From: sternodox@aristotle.net (Sternodox)
Date: Thu, 11 Apr 1996

Does anybody know how much 'frop it takes to, like, really party down
with? Like, how much you'd have to take to TOTALLY party? Does it take a
lot or, like, how much? I talked to Janor on the phone once. Hey man .....
SLACK! Hey ...... like, PRAISE "BOB" totally!!!! I have two Doktors for
"Bob" tapes .... wanna come over and FUCK ME RUNNIN' with 87,456,122
dead CHIHUAHUA dicks hanging a fucking ZIRCONIUM pack up the whole
fucking PLANET's ASS?! Huh!??? You better fucking ANSWER ME Jack, or I'll
stiff yer ziff with a MOON-PANTS quiff --- you'll be smokin' a stone sluice
turd in front of Beelzebub's SISTER in NO TIME, you STUPID SHITZ!

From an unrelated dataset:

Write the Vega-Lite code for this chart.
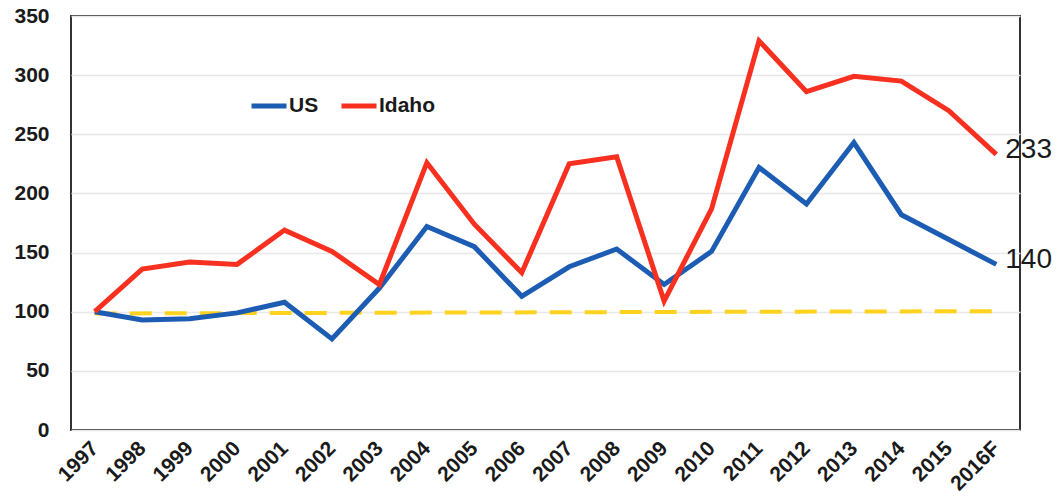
{
  "$schema": "https://vega.github.io/schema/vega-lite/v6.json",
  "width": 949,
  "height": 414,
  "autosize": {"type": "none"},
  "padding": {"left": 71, "top": 16, "right": 40, "bottom": 74},
  "background": "white",
  "config": {
    "view": {"stroke": "#333333", "strokeWidth": 2},
    "font": "Liberation Sans"
  },
  "datasets": {
    "main": [
      {"year": "1997", "series": "US", "value": 100},
      {"year": "1998", "series": "US", "value": 93},
      {"year": "1999", "series": "US", "value": 94},
      {"year": "2000", "series": "US", "value": 99},
      {"year": "2001", "series": "US", "value": 108},
      {"year": "2002", "series": "US", "value": 77},
      {"year": "2003", "series": "US", "value": 120},
      {"year": "2004", "series": "US", "value": 172},
      {"year": "2005", "series": "US", "value": 155},
      {"year": "2006", "series": "US", "value": 113},
      {"year": "2007", "series": "US", "value": 138},
      {"year": "2008", "series": "US", "value": 153},
      {"year": "2009", "series": "US", "value": 123},
      {"year": "2010", "series": "US", "value": 151},
      {"year": "2011", "series": "US", "value": 222},
      {"year": "2012", "series": "US", "value": 191},
      {"year": "2013", "series": "US", "value": 243},
      {"year": "2014", "series": "US", "value": 182},
      {"year": "2015", "series": "US", "value": 161},
      {"year": "2016F", "series": "US", "value": 140},
      {"year": "1997", "series": "Idaho", "value": 100},
      {"year": "1998", "series": "Idaho", "value": 136},
      {"year": "1999", "series": "Idaho", "value": 142},
      {"year": "2000", "series": "Idaho", "value": 140},
      {"year": "2001", "series": "Idaho", "value": 169},
      {"year": "2002", "series": "Idaho", "value": 151},
      {"year": "2003", "series": "Idaho", "value": 123},
      {"year": "2004", "series": "Idaho", "value": 226},
      {"year": "2005", "series": "Idaho", "value": 174},
      {"year": "2006", "series": "Idaho", "value": 133},
      {"year": "2007", "series": "Idaho", "value": 225},
      {"year": "2008", "series": "Idaho", "value": 231},
      {"year": "2009", "series": "Idaho", "value": 109},
      {"year": "2010", "series": "Idaho", "value": 187},
      {"year": "2011", "series": "Idaho", "value": 329},
      {"year": "2012", "series": "Idaho", "value": 286},
      {"year": "2013", "series": "Idaho", "value": 299},
      {"year": "2014", "series": "Idaho", "value": 295},
      {"year": "2015", "series": "Idaho", "value": 270},
      {"year": "2016F", "series": "Idaho", "value": 233}
    ],
    "baseline": [
      {"year": "1997", "value": 98.5},
      {"year": "2016F", "value": 100.5}
    ]
  },
  "encoding": {
    "x": {
      "field": "year",
      "type": "ordinal",
      "scale": {"type": "point", "padding": 0.5},
      "axis": {
        "title": null,
        "domain": false,
        "ticks": false,
        "grid": false,
        "labelAngle": -45,
        "labelAlign": "right",
        "labelBaseline": "middle",
        "labelFontSize": 21,
        "labelFontWeight": "bold",
        "labelColor": "#1a1a1a",
        "labelPadding": 15
      }
    },
    "y": {
      "field": "value",
      "type": "quantitative",
      "scale": {"domain": [0, 350], "nice": false},
      "axis": {
        "title": null,
        "values": [0, 50, 100, 150, 200, 250, 300, 350],
        "domain": false,
        "ticks": false,
        "grid": true,
        "gridColor": "#e8e8e8",
        "gridWidth": 1.5,
        "labelFontSize": 21,
        "labelFontWeight": "bold",
        "labelColor": "#1a1a1a",
        "labelPadding": 22
      }
    }
  },
  "layer": [
    {
      "data": {"name": "baseline"},
      "mark": {"type": "line", "color": "#ffd21f", "strokeWidth": 4, "strokeDash": [22, 13]},
      "encoding": {}
    },
    {
      "data": {"name": "main"},
      "mark": {"type": "line", "strokeWidth": 5, "strokeJoin": "miter"},
      "encoding": {
        "color": {
          "field": "series",
          "type": "nominal",
          "scale": {"domain": ["US", "Idaho"], "range": ["#1c5db3", "#f7301f"]},
          "legend": {
            "title": null,
            "orient": "none",
            "legendX": 178,
            "legendY": 70,
            "direction": "horizontal",
            "symbolType": "stroke",
            "symbolStrokeWidth": 5,
            "symbolSize": 1225,
            "labelFontSize": 21,
            "labelFontWeight": "bold",
            "labelColor": "#1a1a1a",
            "labelOffset": 0,
            "columnPadding": 12
          }
        }
      }
    },
    {
      "data": {"name": "main"},
      "transform": [{"filter": "datum.year === '2016F'"}],
      "mark": {"type": "text", "align": "left", "baseline": "middle", "dx": 9, "dy": -4, "fontSize": 28, "color": "#1a1a1a"},
      "encoding": {"text": {"field": "value", "type": "quantitative"}}
    }
  ]
}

Wuzzamatta witchu anyhow? You fucking CRAZY or some shit? I'll RAM a
GONAD-SPRING right up yer soup-chute you pucker-faced NOBODIES. Jesus X.
Keeeerist, you gotta MOVE 'n GROP it fore BOBBY gets home from the TUCKER
TELEPHONE FACTORY. You think you gonna be MAIN 'n ABLE enuff to spunk
when the wad's flushed with anti-VICTORY? HA! You'll be puffin' piss-
soaked WINSTON LIGHTS while we're sailin' lit Chesterfield's off yer Mama's
fucking BUNG HOLE. You think we won't? You just WATCH you fucking
PUSSIES!

Rev. Sternodox

--
_______________________________________
B.H.A.P.L.S --- Launching the Head
Since 1981

----------------------------------------------------------------------

From: dynasor@infi.net (Dennis McClain-Furmanski)

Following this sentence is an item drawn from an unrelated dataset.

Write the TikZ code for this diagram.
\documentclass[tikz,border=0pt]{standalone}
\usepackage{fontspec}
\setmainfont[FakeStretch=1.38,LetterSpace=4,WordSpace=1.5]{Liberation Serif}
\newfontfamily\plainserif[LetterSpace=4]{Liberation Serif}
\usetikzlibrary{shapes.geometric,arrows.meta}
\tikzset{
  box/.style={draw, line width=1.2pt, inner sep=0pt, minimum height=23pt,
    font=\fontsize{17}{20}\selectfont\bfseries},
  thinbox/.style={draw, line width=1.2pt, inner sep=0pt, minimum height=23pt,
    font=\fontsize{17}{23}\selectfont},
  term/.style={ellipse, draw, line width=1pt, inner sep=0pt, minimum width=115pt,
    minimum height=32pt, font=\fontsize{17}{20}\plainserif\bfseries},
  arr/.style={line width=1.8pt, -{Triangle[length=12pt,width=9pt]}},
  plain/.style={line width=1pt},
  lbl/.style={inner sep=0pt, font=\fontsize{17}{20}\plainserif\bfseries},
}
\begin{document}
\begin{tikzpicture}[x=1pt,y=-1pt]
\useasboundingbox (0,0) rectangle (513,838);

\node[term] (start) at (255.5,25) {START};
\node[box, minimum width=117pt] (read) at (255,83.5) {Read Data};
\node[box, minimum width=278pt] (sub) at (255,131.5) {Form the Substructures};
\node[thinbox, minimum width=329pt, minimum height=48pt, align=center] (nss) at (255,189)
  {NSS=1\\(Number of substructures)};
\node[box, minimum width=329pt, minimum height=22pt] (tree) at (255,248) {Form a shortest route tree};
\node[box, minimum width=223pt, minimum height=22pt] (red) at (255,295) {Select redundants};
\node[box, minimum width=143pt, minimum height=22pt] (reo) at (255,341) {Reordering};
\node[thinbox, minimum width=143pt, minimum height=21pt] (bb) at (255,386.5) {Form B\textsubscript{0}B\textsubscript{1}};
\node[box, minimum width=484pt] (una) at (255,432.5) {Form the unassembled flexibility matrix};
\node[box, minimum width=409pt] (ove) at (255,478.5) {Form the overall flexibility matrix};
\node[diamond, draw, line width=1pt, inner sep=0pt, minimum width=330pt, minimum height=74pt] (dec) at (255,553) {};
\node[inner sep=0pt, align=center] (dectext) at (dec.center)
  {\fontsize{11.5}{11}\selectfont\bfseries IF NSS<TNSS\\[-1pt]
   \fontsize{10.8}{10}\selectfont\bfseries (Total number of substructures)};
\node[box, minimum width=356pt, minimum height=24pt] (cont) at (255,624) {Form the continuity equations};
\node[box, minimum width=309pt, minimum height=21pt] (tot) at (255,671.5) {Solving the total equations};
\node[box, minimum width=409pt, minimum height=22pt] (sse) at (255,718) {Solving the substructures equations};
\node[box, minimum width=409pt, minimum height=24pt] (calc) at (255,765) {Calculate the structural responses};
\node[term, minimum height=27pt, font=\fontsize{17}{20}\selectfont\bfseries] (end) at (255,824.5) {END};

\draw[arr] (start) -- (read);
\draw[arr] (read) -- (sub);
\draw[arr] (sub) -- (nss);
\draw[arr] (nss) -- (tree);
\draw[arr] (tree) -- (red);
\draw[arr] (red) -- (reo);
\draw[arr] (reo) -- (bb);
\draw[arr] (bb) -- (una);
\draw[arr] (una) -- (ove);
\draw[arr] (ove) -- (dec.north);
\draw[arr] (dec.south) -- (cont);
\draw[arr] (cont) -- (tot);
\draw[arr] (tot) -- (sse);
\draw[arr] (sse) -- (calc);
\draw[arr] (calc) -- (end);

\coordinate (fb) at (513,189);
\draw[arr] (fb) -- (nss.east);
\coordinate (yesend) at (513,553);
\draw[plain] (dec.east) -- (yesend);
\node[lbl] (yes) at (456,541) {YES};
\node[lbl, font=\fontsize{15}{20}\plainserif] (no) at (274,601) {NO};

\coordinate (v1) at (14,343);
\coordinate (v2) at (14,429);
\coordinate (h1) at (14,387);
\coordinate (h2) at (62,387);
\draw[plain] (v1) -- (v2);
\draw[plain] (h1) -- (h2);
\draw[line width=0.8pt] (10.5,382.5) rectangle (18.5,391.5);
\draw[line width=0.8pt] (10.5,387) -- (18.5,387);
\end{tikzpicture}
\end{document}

On 04-11-96, sternodox@aristotle.net wrote:
> Does anybody know how much 'frop it takes to, like, really party down
> with?

Three.

Three will have you squirtin' in fear out of every hole and pore while
your brain is floating near the ceiling of an X-ist ship watching them
stick radioactive probes up your body's ass lying down there on a table.
If'n three don't do that for you, you must be sticking to the imported
shit rather than my mutated strain. I had to clone several incarnations of
Dali Lama to keep enough shit around to grow it. Three will unravel the
strings in all your subatomic particles like a Taiwanese sweater and will
make you count in imaginary numbers.

I won't touch the shit myself. It scares me.